“Kita semua tentu prihatin, peristiwa itu merupakan semacam peringatan kepada semuanya, terlebih kepada NU yang banyak pesantrennya,” tutur Kiai Salam, cucu generasi Pendiri NU KH Bisri Syansuri.
Disadarinya, bagi para ulama pesantren, kini pengasuh pondok pesantren memerlukan suatu cara yang sungguh-sungguh bisa diandalkan untuk mengelola santri yang tinggal di pesantren.
Semua bisa membayangkan pondok pesantren yang jumlah santrinya sampai belasan ribu, membutuhkan perhatian serius.
“Bisa dibayangkan bagaimana mengelola dan mengawasi sekian banyak santri, ini tentu bukan hal yang mudah. Tentu, pesantren telah membuat skema, manajemen dan lain sebagainya,” tutur Kiai Salam, yang juga Wakil Ketua PWNU Jatim.
Para kiai dan ulama pesantren di PWNU Jawa Timur, khususnya pengasuh pondok pesantren, berharap, mudah-mudahan di masa yang akan datang, pesantren bisa lebih dikelola dengan baik sehingga peristiwa yang menyedihkan ini bisa dicegah agar tidak terulang lagi.
Kasus kekerasan di lembaga pendidikan agama dan keagamaan tidak bisa dibenarkan. Karena itu dibutuhkan regulasi sebagai langkah mitigasi dan antisipasi.

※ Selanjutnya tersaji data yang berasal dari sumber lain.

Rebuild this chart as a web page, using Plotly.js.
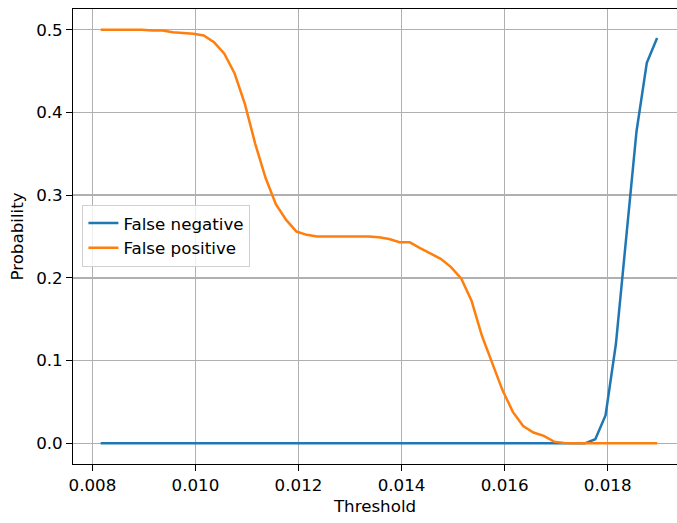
<!DOCTYPE html>
<html>
<head>
<meta charset="utf-8">
<script src="https://cdn.plot.ly/plotly-3.0.1.min.js"></script>
<style>html,body{margin:0;padding:0;background:#fff;overflow:hidden;}#chart{width:677px;height:523px;}</style>
</head>
<body>
<div id="chart"></div>
<script>
const thresholds = [0.00816,0.00836,0.00856,0.00876,0.00896,0.00916,0.00936,0.00956,0.00976,0.00996,
  0.01016,0.01036,0.01056,0.01076,0.01096,0.01116,0.01136,0.01156,0.01176,0.01196,
  0.01216,0.01236,0.01256,0.01276,0.01296,0.01316,0.01336,0.01356,0.01376,0.01396,
  0.01416,0.01436,0.01456,0.01476,0.01496,0.01516,0.01536,0.01556,0.01576,0.01596,
  0.01616,0.01636,0.01656,0.01676,0.01696,0.01716,0.01736,0.01756,0.01776,0.01796,
  0.01816,0.01836,0.01856,0.01876,0.01896];
const falseNegative = [0,0,0,0,0,0,0,0,0,0,
  0,0,0,0,0,0,0,0,0,0,
  0,0,0,0,0,0,0,0,0,0,
  0,0,0,0,0,0,0,0,0,0,
  0,0,0,0,0,0,0,0,0.005,0.034,
  0.120,0.248,0.377,0.460,0.490];
const falsePositive = [0.5,0.5,0.5,0.5,0.5,0.499,0.499,0.497,0.496,0.495,
  0.493,0.485,0.471,0.447,0.410,0.362,0.321,0.289,0.270,0.256,
  0.252,0.250,0.250,0.250,0.250,0.250,0.250,0.249,0.247,0.243,
  0.243,0.236,0.229,0.223,0.213,0.199,0.172,0.130,0.097,0.064,
  0.038,0.021,0.013,0.009,0.002,0.0005,0,0,0,0,
  0,0,0,0,0];
const seriesNames = ["False negative","False positive"];
const xTicks = [0.008,0.010,0.012,0.014,0.016,0.018];
const yTicks = [0.0,0.1,0.2,0.3,0.4,0.5];

const font = {family: "DejaVu Sans, sans-serif", size: 16.7, color: "#000"};
const traces = [
  {x: thresholds, y: falseNegative, name: seriesNames[0], mode: "lines", line: {color: "#1f77b4", width: 2.5}},
  {x: thresholds, y: falsePositive, name: seriesNames[1], mode: "lines", line: {color: "#ff7f0e", width: 2.5}}
];
const axisCommon = {
  showline: true, linecolor: "#000", linewidth: 1.1,
  ticks: "outside", ticklen: 5.8, tickwidth: 1.1, tickcolor: "#000",
  showgrid: true, gridcolor: "#b0b0b0", gridwidth: 1.3, zeroline: false,
  tickfont: font
};
const layout = {
  width: 677, height: 523,
  margin: {l: 73.3, r: 0, t: 8.6, b: 59},
  paper_bgcolor: "#fff", plot_bgcolor: "#fff",
  font: font,
  showlegend: true,
  legend: {x: 0.0156, y: 0.570, xanchor: "left", yanchor: "top",
    bgcolor: "rgba(255,255,255,0.8)", bordercolor: "#d0d0d0", borderwidth: 1,
    font: font, itemwidth: 30, traceorder: "normal"},
  xaxis: Object.assign({}, axisCommon, {
    mirror: true,
    range: [0.007623, 0.019346], tickvals: xTicks, ticktext: xTicks.map(v => v.toFixed(3)),
    title: {text: "Threshold", font: font, standoff: 6}
  }),
  yaxis: Object.assign({}, axisCommon, {
    mirror: false,
    range: [-0.025, 0.525], tickvals: yTicks, ticktext: yTicks.map(v => v.toFixed(1)),
    title: {text: "Probability", font: font, standoff: 8}
  })
};
Plotly.newPlot("chart", traces, layout, {displayModeBar: false, staticPlot: true});
</script>
</body>
</html>
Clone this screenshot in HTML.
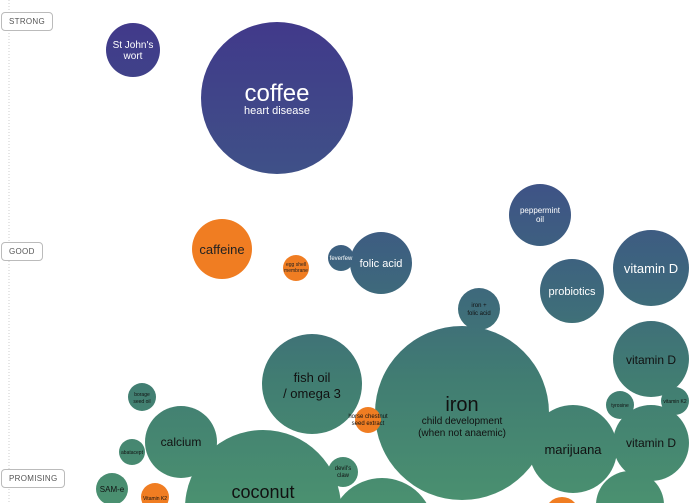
<!DOCTYPE html>
<html><head><style>
html,body{margin:0;padding:0;background:#fff;width:700px;height:503px;overflow:hidden;font-family:"Liberation Sans",sans-serif}
#wrap{position:relative;width:700px;height:503px;overflow:hidden}
.lab{position:absolute;left:1px;background:#fff;border:1px solid #bbb;border-radius:4px;font-size:8px;color:#555;padding:4px 7px;letter-spacing:.3px}
</style></head><body><div id="wrap">
<svg width="700" height="503" viewBox="0 0 700 503" style="position:absolute;left:0;top:0;overflow:hidden;display:block">
<defs><linearGradient id="g" gradientUnits="userSpaceOnUse" x1="0" y1="20" x2="0" y2="500">
<stop offset="0" stop-color="#41398a"/><stop offset="0.3" stop-color="#3f4f88"/><stop offset="0.5" stop-color="#3d627f"/><stop offset="0.75" stop-color="#417d72"/><stop offset="1" stop-color="#4a9070"/></linearGradient>
<clipPath id="c"><rect x="0" y="0" width="700" height="503"/></clipPath></defs>
<g clip-path="url(#c)">
<line x1="9" y1="0" x2="9" y2="503" stroke="#ccc" stroke-dasharray="1,2"/>
<g fill="url(#g)">
<circle cx="133" cy="50" r="27"/><circle cx="277" cy="98" r="76"/>
<circle cx="341" cy="258" r="13"/><circle cx="381" cy="263" r="31"/>
<circle cx="540" cy="215" r="31"/><circle cx="651" cy="268" r="38"/>
<circle cx="572" cy="291" r="32"/><circle cx="479" cy="309" r="21"/>
<circle cx="312" cy="384" r="50"/><circle cx="462" cy="413" r="87"/>
<circle cx="651" cy="359" r="38"/><circle cx="675" cy="401" r="14"/>
<circle cx="620" cy="405" r="14"/><circle cx="651" cy="443" r="38"/>
<circle cx="573" cy="449" r="44"/><circle cx="142" cy="397" r="14"/>
<circle cx="181" cy="442" r="36"/><circle cx="132" cy="452" r="13"/>
<circle cx="112" cy="489" r="16"/><circle cx="263" cy="508" r="78"/>
<circle cx="343" cy="472" r="15"/><circle cx="382" cy="530" r="52"/>
<circle cx="630" cy="505" r="34"/>
</g>
<g fill="#f07d22">
<circle cx="222" cy="249" r="30"/><circle cx="296" cy="268" r="13"/>
<circle cx="368" cy="420" r="13"/><circle cx="155" cy="497" r="14"/>
<circle cx="562" cy="514" r="17"/>
</g>
</g>
<g font-family="Liberation Sans,sans-serif" text-anchor="middle" fill="#fff">
<text x="133" y="48" font-size="10">St John's</text><text x="133" y="59" font-size="10">wort</text>
<text x="277" y="101" font-size="24">coffee</text><text x="277" y="114" font-size="11">heart disease</text>
<text x="222" y="254" font-size="13" fill="#222">caffeine</text>
<text x="296" y="266" font-size="5" fill="#222">egg shell</text><text x="296" y="272" font-size="5" fill="#222">membrane</text>
<text x="341" y="260" font-size="6">feverfew</text>
<text x="381" y="267" font-size="11">folic acid</text>
<text x="540" y="213" font-size="8">peppermint</text><text x="540" y="222" font-size="8">oil</text>
<text x="651" y="273" font-size="13">vitamin D</text>
<text x="572" y="295" font-size="11">probiotics</text>
</g>
<g font-family="Liberation Sans,sans-serif" text-anchor="middle" fill="#111">
<text x="479" y="307" font-size="6">iron +</text><text x="479" y="315" font-size="6">folic acid</text>
<text x="312" y="382" font-size="13">fish oil</text><text x="312" y="398" font-size="13">/ omega 3</text>
<text x="462" y="411" font-size="20">iron</text><text x="462" y="424" font-size="10">child development</text><text x="462" y="436" font-size="10">(when not anaemic)</text>
<text x="651" y="364" font-size="12">vitamin D</text>
<text x="675" y="403" font-size="5">vitamin K2</text>
<text x="620" y="407" font-size="5">tyrosine</text>
<text x="651" y="447" font-size="12">vitamin D</text>
<text x="573" y="454" font-size="13">marijuana</text>
<text x="368" y="418" font-size="6">horse chestnut</text><text x="368" y="425" font-size="6">seed extract</text>
<text x="142" y="396" font-size="5">borage</text><text x="142" y="403" font-size="5">seed oil</text>
<text x="181" y="446" font-size="12">calcium</text>
<text x="132" y="454" font-size="5">abatacept</text>
<text x="112" y="492" font-size="8">SAM-e</text>
<text x="155" y="500" font-size="5">Vitamin K2</text>
<text x="263" y="498" font-size="18">coconut</text>
<text x="343" y="470" font-size="6">devil's</text><text x="343" y="477" font-size="6">claw</text>
</g>
</svg>
<div class="lab" style="top:12px">STRONG</div>
<div class="lab" style="top:242px">GOOD</div>
<div class="lab" style="top:469px">PROMISING</div>
</div></body></html>
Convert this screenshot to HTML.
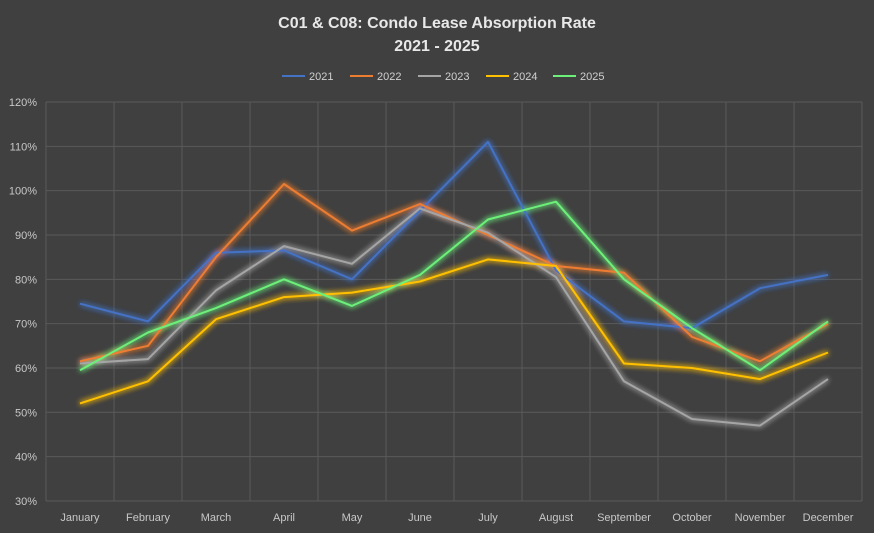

“Kekerasan dalam bentuk apapun dan di manapun tidak dibenarkan. Norma agama dan peraturan perundang-undangan jelas melarangnya,” tutur Kiai Salam Shohib.
Eksistensi Pesantren dan RMI
Nahdlatul Ulama (NU) dikenal memiliki jumlah pesantren terbanyak dibanding ormas Islam lainnya. Menurut data Rabithah Ma’ahid Islamiyah (RMI) atau Asosiasi Pondok Pesantren di bawah naungan NU), di Jawa Timur, terdapat lebih dari 6 ribu pondok pesantren, yang dikelola dari generasi ke generasi.
Sejumlah pesantren yang berdiri lebih dari satu abad, menjadi rujukan berdirinya pesantren-pesantren di kemudian hari. Seperti Pondok Pesantren Salafiyah Syafiiyah Sukorejo Asembagus Situbondo, Pondok Pesantren Langitan Tuban, Pondok Pesantren Sidogiri Pasuruaun, Pondok Pesantren Denanyar Jombang, Pondok Pesantren Tambakberas dan Tebuireng Jombang.